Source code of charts
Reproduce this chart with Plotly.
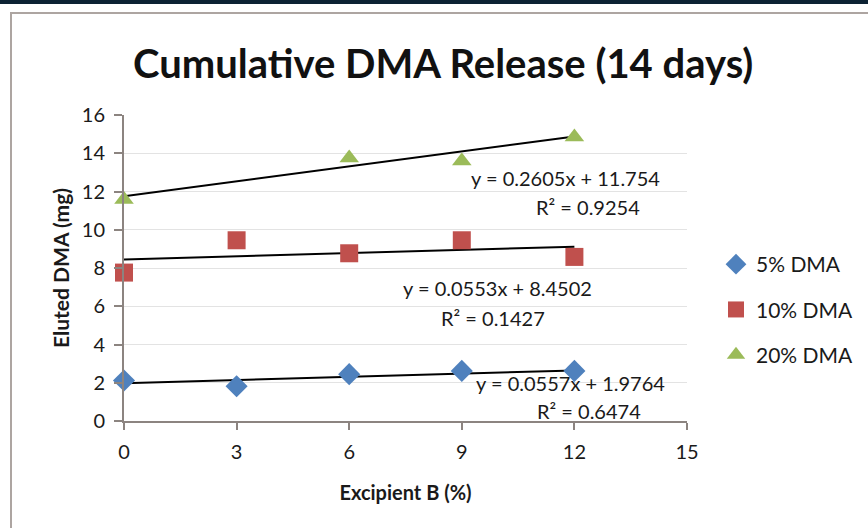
import plotly.graph_objects as go

# ---- data ----
x_vals = [0, 3, 6, 9, 12]
dma5 = [2.12, 1.82, 2.45, 2.62, 2.62]
dma10 = [7.76, 9.45, 8.77, 9.45, 8.58]
x_20 = [0, 6, 9, 12]
dma20 = [11.58, 13.75, 13.6, 14.85]

series_names = ["5% DMA", "10% DMA", "20% DMA"]
slopes = [0.0557, 0.0553, 0.2605]
intercepts = [1.9764, 8.4502, 11.754]
r2 = [0.6474, 0.1427, 0.9254]

x_ticks = [0, 3, 6, 9, 12, 15]
y_ticks = [0, 2, 4, 6, 8, 10, 12, 14, 16]

colors = ["#4F81BD", "#C0504D", "#9BBB59"]
symbols = ["diamond", "square", "triangle-up"]
sizes = [17, 18, 17]

FONT = "Lato, 'Open Sans', sans-serif"
TXT = "#1a1a1a"

# plot-area geometry in pixels (for placing decorations)
L, R, T, B = 124, 687, 115, 421
PW, PH = R - L, B - T


def px(xp):
    return (xp - L) / PW


def py(yp):
    return (B - yp) / PH


fig = go.Figure()

xs_list = [x_vals, x_vals, x_20]
ys_list = [dma5, dma10, dma20]

# trendlines
for i in range(3):
    xs = xs_list[i]
    x0, x1 = min(xs), max(xs)
    fig.add_trace(go.Scatter(
        x=[x0, x1],
        y=[slopes[i] * x0 + intercepts[i], slopes[i] * x1 + intercepts[i]],
        mode="lines", line=dict(color="black", width=2),
        showlegend=False, hoverinfo="skip", cliponaxis=False))

for i in range(3):
    fig.add_trace(go.Scatter(
        x=xs_list[i], y=ys_list[i], mode="markers", name=series_names[i],
        legendgroup=series_names[i], cliponaxis=False,
        marker=dict(symbol=symbols[i], size=sizes[i], color=colors[i],
                    line=dict(width=0))))

# equation labels (pixel centres of each text line)
eq_px = [
    ((570, 383), (589, 411)),
    ((497, 288), (493, 318)),
    ((565, 178), (588, 207)),
]
annotations = []
for i in range(3):
    (ex, ey), (rx, ry) = eq_px[i]
    annotations.append(dict(x=px(ex), y=py(ey), xref="paper", yref="paper", showarrow=False,
                            xanchor="center", yanchor="middle",
                            text=f"y = {slopes[i]}x + {intercepts[i]}",
                            font=dict(family=FONT, size=20, color=TXT)))
    annotations.append(dict(x=px(rx), y=py(ry), xref="paper", yref="paper", showarrow=False,
                            xanchor="center", yanchor="middle",
                            text=f"R² = {r2[i]}",
                            font=dict(family=FONT, size=20, color=TXT)))

# title
annotations.append(dict(x=px(443), y=py(63), xref="paper", yref="paper",
                        xanchor="center", yanchor="middle",
                        showarrow=False, text="<b>Cumulative DMA Release (14 days)</b>",
                        font=dict(family=FONT, size=40, color="#111111")))

shapes = [
    # outer chart border
    dict(type="rect", xref="paper", yref="paper",
         x0=px(11), x1=px(900), y0=py(560), y1=py(13),
         line=dict(color="#ada5a1", width=2), fillcolor="rgba(0,0,0,0)", layer="below"),
    # dark top band
    dict(type="rect", xref="paper", yref="paper",
         x0=px(-5), x1=px(900), y0=py(4), y1=py(-5),
         line=dict(width=0), fillcolor="#0d2233", layer="below"),
]

fig.update_layout(
    width=868, height=528,
    margin=dict(l=L, r=868 - R, t=T, b=528 - B, autoexpand=False),
    paper_bgcolor="white", plot_bgcolor="white",
    font=dict(family=FONT, size=20, color=TXT),
    showlegend=True,
    legend=dict(x=px(716), y=py(244), xanchor="left", yanchor="top",
                font=dict(family=FONT, size=21, color=TXT),
                tracegroupgap=15, itemwidth=30, bgcolor="rgba(0,0,0,0)"),
    annotations=annotations,
    shapes=shapes,
    xaxis=dict(range=[0, 15], tickvals=x_ticks, showgrid=False, zeroline=False,
               showline=True, linecolor="#8c8480", linewidth=2,
               ticks="outside", ticklen=7, tickcolor="#8c8480", tickwidth=1.5,
               ticklabelstandoff=5,
               tickfont=dict(family=FONT, size=20, color=TXT),
               title=dict(text="<b>Excipient B (%)</b>", standoff=24,
                          font=dict(family=FONT, size=20, color=TXT))),
    yaxis=dict(range=[0, 16], tickvals=y_ticks, showgrid=True, gridcolor="#e3e3e3",
               gridwidth=1, zeroline=False,
               showline=True, linecolor="#8c8480", linewidth=2,
               ticks="outside", ticklen=8, tickcolor="#8c8480", tickwidth=1.5,
               ticklabelstandoff=5,
               tickfont=dict(family=FONT, size=20, color=TXT),
               title=dict(text="<b>Eluted DMA (mg)</b>", standoff=6,
                          font=dict(family=FONT, size=21, color=TXT))),
)

fig.write_html("out.html")
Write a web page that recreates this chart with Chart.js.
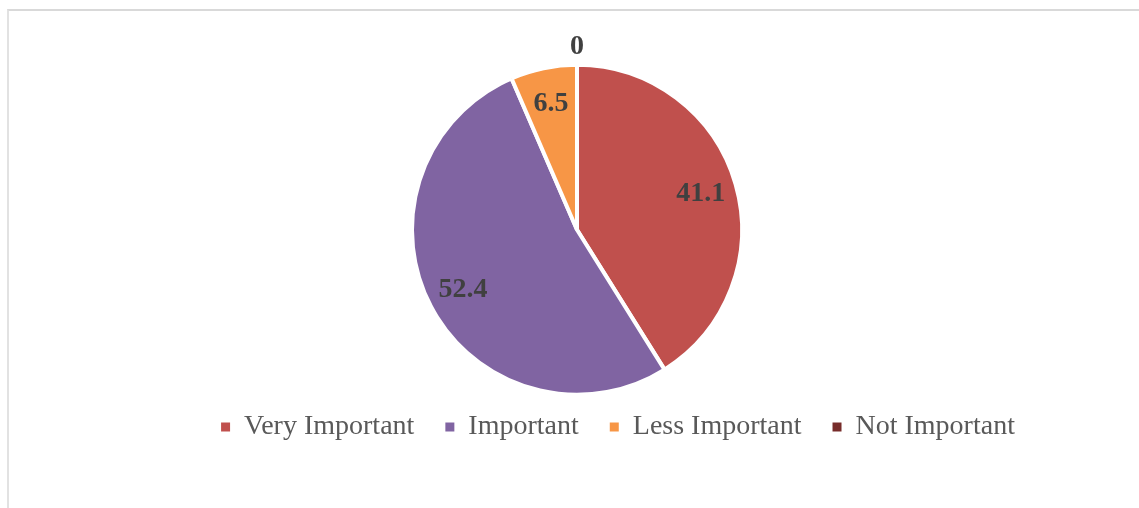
<!DOCTYPE html>
<html>
<head>
<meta charset="utf-8">
<script src="https://cdn.jsdelivr.net/npm/chart.js@4/dist/chart.umd.min.js"></script>
<style>
  html, body { margin: 0; padding: 0; background: #fff; overflow: hidden; width: 1139px; height: 508px; }
  #frame { position: absolute; left: 7px; top: 9px; width: 1300px; height: 600px;
           border-top: 2px solid #d9d9d9; border-left: 2px solid #e2e2e2; box-sizing: border-box; }
  #c { position: absolute; left: 0; top: 0; }
</style>
</head>
<body>
<div id="frame"></div>
<canvas id="c" width="1236" height="508"></canvas>
<script>
const categories = ["Very Important", "Important", "Less Important", "Not Important"];
const values = [41.1, 52.4, 6.5, 0];
const sliceColors = ["#C0504D", "#8064A2", "#F79646", "#772C2A"];

const SERIF = "'Liberation Serif', 'Times New Roman', serif";

// shift the pie horizontally relative to the centred legend
const shiftPie = {
  id: 'shiftPie',
  afterLayout(chart, args, opts) {
    chart.chartArea.left += opts.dx;
    chart.chartArea.right += opts.dx;
  }
};

const pieLabels = {
  id: 'pieLabels',
  afterDatasetsDraw(chart, args, opts) {
    const ctx = chart.ctx;
    const meta = chart.getDatasetMeta(0);
    const ds = chart.data.datasets[0];
    ctx.save();
    ctx.font = "bold 28px " + SERIF;
    ctx.fillStyle = "#404040";
    ctx.textAlign = "center";
    ctx.textBaseline = "middle";
    meta.data.forEach((arc, i) => {
      const p = arc.getProps(['x', 'y', 'startAngle', 'endAngle', 'outerRadius'], true);
      const mid = (p.startAngle + p.endAngle) / 2;
      const v = ds.data[i];
      const visR = p.outerRadius - opts.border / 2;
      const r = v === 0 ? visR + opts.outside : visR * opts.inside;
      ctx.fillText(String(v), p.x + Math.cos(mid) * r, p.y + Math.sin(mid) * r);
    });
    ctx.restore();
  }
};

new Chart(document.getElementById('c'), {
  type: 'pie',
  data: {
    labels: categories,
    datasets: [{
      data: values,
      backgroundColor: sliceColors,
      borderColor: "#ffffff",
      borderWidth: 4,
      radius: 165
    }]
  },
  options: {
    responsive: false,
    animation: false,
    events: [],
    layout: { padding: { top: 77.5, bottom: 57, left: 0, right: 0 } },
    plugins: {
      shiftPie: { dx: -41 },
      pieLabels: { border: 4, inside: 0.79, outside: 20 },
      tooltip: { enabled: false },
      legend: {
        position: 'bottom',
        labels: {
          boxWidth: 9,
          boxHeight: 9,
          padding: 31,
          color: "#595959",
          font: { family: SERIF, size: 28 },
          generateLabels(chart) {
            const ds = chart.data.datasets[0];
            return chart.data.labels.map((t, i) => ({
              text: t,
              fillStyle: ds.backgroundColor[i],
              strokeStyle: ds.backgroundColor[i],
              lineWidth: 0,
              fontColor: "#595959",
              hidden: false,
              index: i
            }));
          }
        }
      }
    }
  },
  plugins: [shiftPie, pieLabels]
});
</script>
</body>
</html>
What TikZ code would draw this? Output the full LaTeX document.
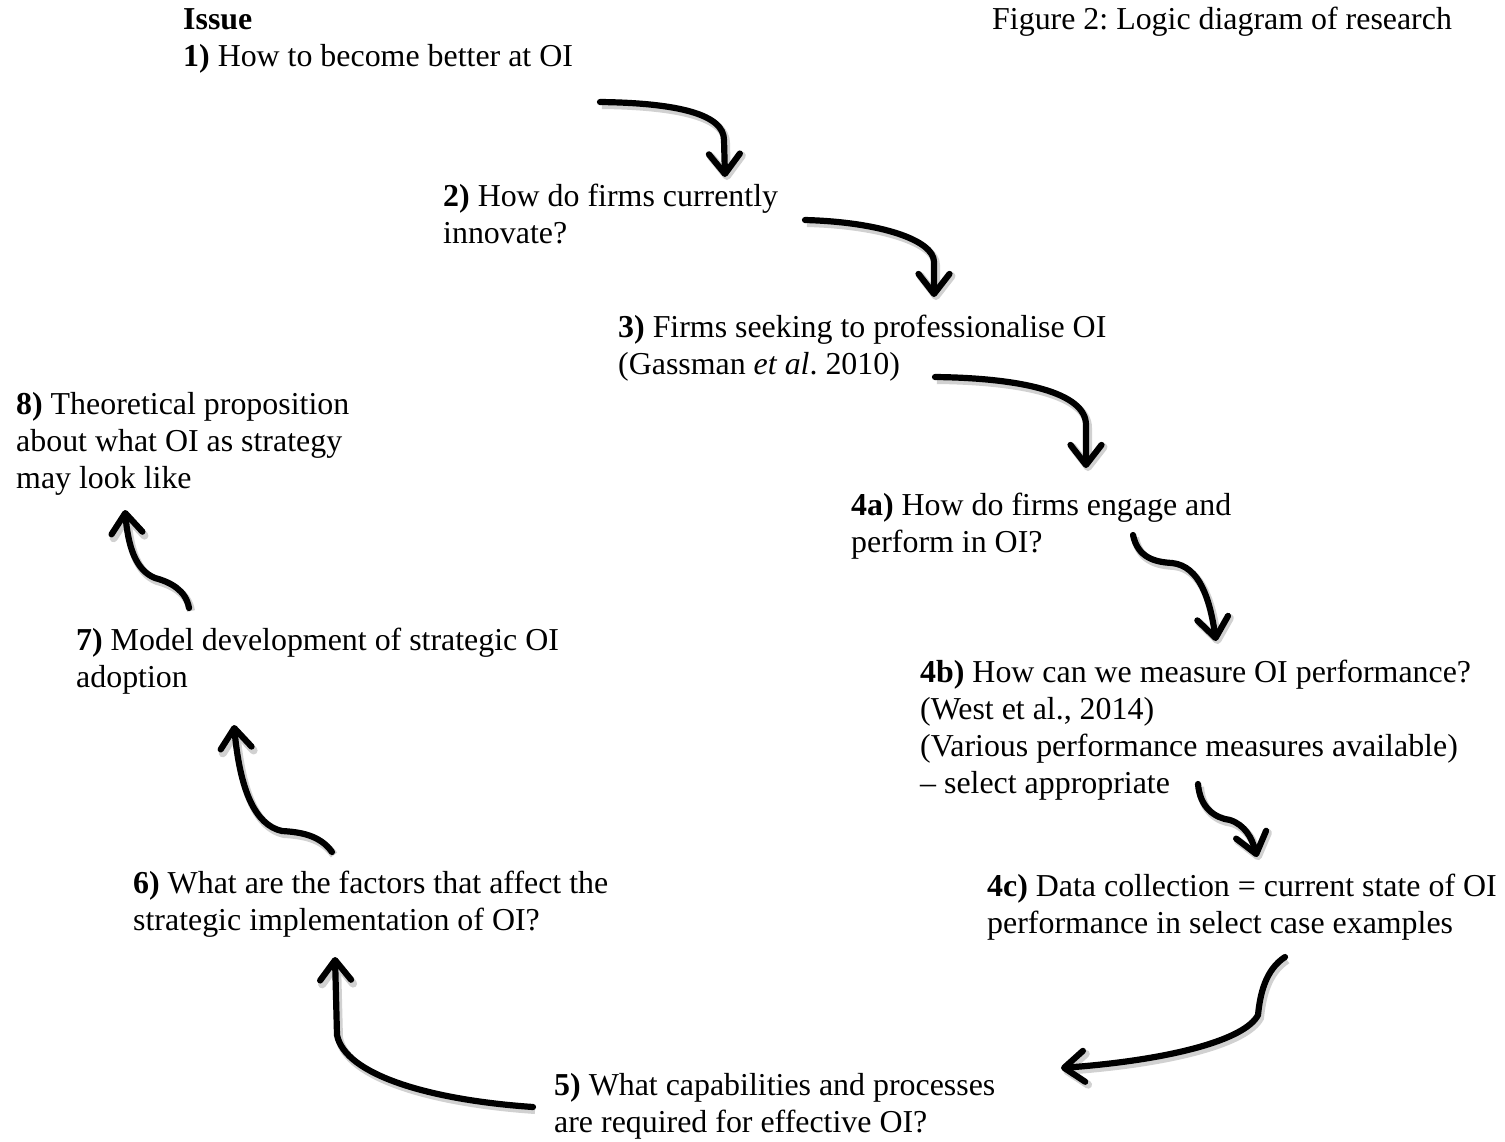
\documentclass[tikz,border=0pt]{standalone}
\usepackage{fontspec}
\setmainfont{Liberation Serif}
\usetikzlibrary{arrows.meta}
\begin{document}
\frenchspacing
\begin{tikzpicture}[x=1pt,y=-1pt,
  txt/.style={anchor=north west, inner sep=0pt, align=left,
    font=\fontsize{31.9}{36.7}\selectfont},
  flow/.style={line width=6.2pt, line cap=round, line join=round,
    -{Straight Barb[length=20pt,width=31pt,round]},
    preaction={draw=black!18, line width=8pt, transform canvas={shift={(2pt,-3pt)}}}}]
\useasboundingbox (0,0) rectangle (1505,1141);

% research steps (top edge = first baseline minus strut height)
\node[txt] (n1) at (183,4) {\strut\textbf{Issue}\\\textbf{1)} How to become better at OI};
\node[txt] (fig) at (992,4) {\strut Figure 2: Logic diagram of research};
\node[txt] (n2) at (443,181) {\strut\textbf{2)} How do firms currently\\innovate?};
\node[txt] (n3) at (618,312) {\strut\textbf{3)} Firms seeking to professionalise OI\\(Gassman \textit{et al}. 2010)};
\node[txt] (n8) at (16,389) {\strut\textbf{8)} Theoretical proposition\\about what OI as strategy\\may look like};
\node[txt] (n4a) at (851,490) {\strut\textbf{4a)} How do firms engage and\\perform in OI?};
\node[txt] (n7) at (76,625) {\strut\textbf{7)} Model development of strategic OI\\adoption};
\node[txt] (n4b) at (920,657) {\strut\textbf{4b)} How can we measure OI performance?\\(West et al., 2014)\\(Various performance measures available)\\– select appropriate};
\node[txt] (n6) at (133,868) {\strut\textbf{6)} What are the factors that affect the\\strategic implementation of OI?};
\node[txt] (n4c) at (987,871) {\strut\textbf{4c)} Data collection = current state of OI\\performance in select case examples};
\node[txt] (n5) at (554,1070) {\strut\textbf{5)} What capabilities and processes\\are required for effective OI?};

% hand-drawn connectors between the steps
\coordinate (a1s) at (600,102);  \coordinate (a1e) at (725,177);
\coordinate (a2s) at (805,220);  \coordinate (a2e) at (934,297);
\coordinate (a3s) at (935,377);  \coordinate (a3e) at (1086,468);
\coordinate (a4s) at (1133,535); \coordinate (a4e) at (1216,641);
\coordinate (a5s) at (1198,784); \coordinate (a5e) at (1257,857);
\coordinate (a6s) at (1285,957); \coordinate (a6e) at (1061,1068);
\coordinate (a7s) at (533,1107); \coordinate (a7e) at (335,957);
\coordinate (a8s) at (332,852);  \coordinate (a8e) at (234,725);
\coordinate (a9s) at (189,608);  \coordinate (a9e) at (125,510);

\draw[flow] (a1s) .. controls (680,103) and (724,115) .. (724,140) -- (a1e);
\draw[flow] (a2s) .. controls (880,222) and (934,240) .. (934,262) -- (a2e);
\draw[flow] (a3s) .. controls (1020,378) and (1086,392) .. (1086,425) -- (a3e);
\draw[flow] (a4s) .. controls (1138,558) and (1155,562) .. (1172,563)
  .. controls (1200,566) and (1210,600) .. (a4e);
\draw[flow] (a5s) .. controls (1200,808) and (1215,818) .. (1230,820)
  .. controls (1245,825) and (1252,838) .. (a5e);
\draw[flow] (a6s) .. controls (1265,970) and (1260,995) .. (1258,1015)
  .. controls (1245,1040) and (1170,1060) .. (a6e);
\draw[flow] (a7s) .. controls (430,1100) and (345,1075) .. (337,1035) -- (a7e);
\draw[flow] (a8s) .. controls (320,835) and (300,832) .. (282,831)
  .. controls (255,825) and (240,790) .. (a8e);
\draw[flow] (a9s) .. controls (186,590) and (170,582) .. (155,578)
  .. controls (135,570) and (128,545) .. (a9e);
\end{tikzpicture}
\end{document}
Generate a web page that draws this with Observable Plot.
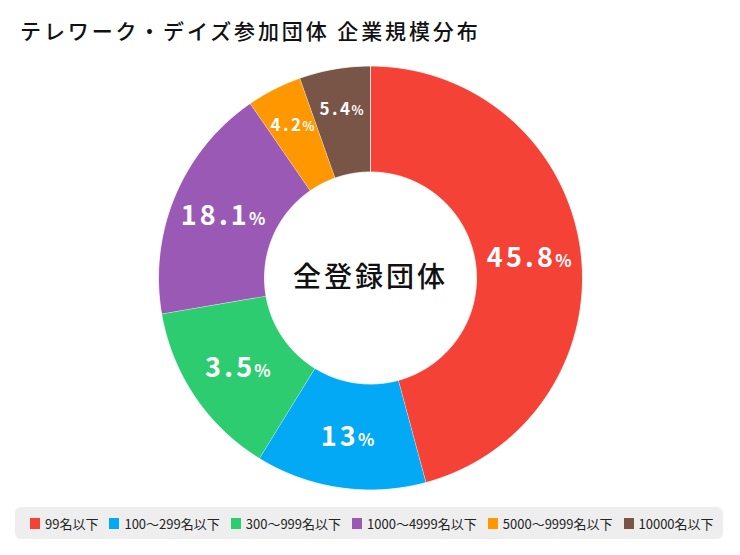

#### [Written request]
Starting at the top of the listing above, reproduce each line up to and including the one with "y_ticks = [0, 2, 4, 6, 8, 10, 12, 14, 16]"; omit the pictures.

#### [Answer to the problem]
Reproduce this chart with Plotly.
import plotly.graph_objects as go

# ---- data ----
x_vals = [0, 3, 6, 9, 12]
dma5 = [2.12, 1.82, 2.45, 2.62, 2.62]
dma10 = [7.76, 9.45, 8.77, 9.45, 8.58]
x_20 = [0, 6, 9, 12]
dma20 = [11.58, 13.75, 13.6, 14.85]

series_names = ["5% DMA", "10% DMA", "20% DMA"]
slopes = [0.0557, 0.0553, 0.2605]
intercepts = [1.9764, 8.4502, 11.754]
r2 = [0.6474, 0.1427, 0.9254]

x_ticks = [0, 3, 6, 9, 12, 15]
y_ticks = [0, 2, 4, 6, 8, 10, 12, 14, 16]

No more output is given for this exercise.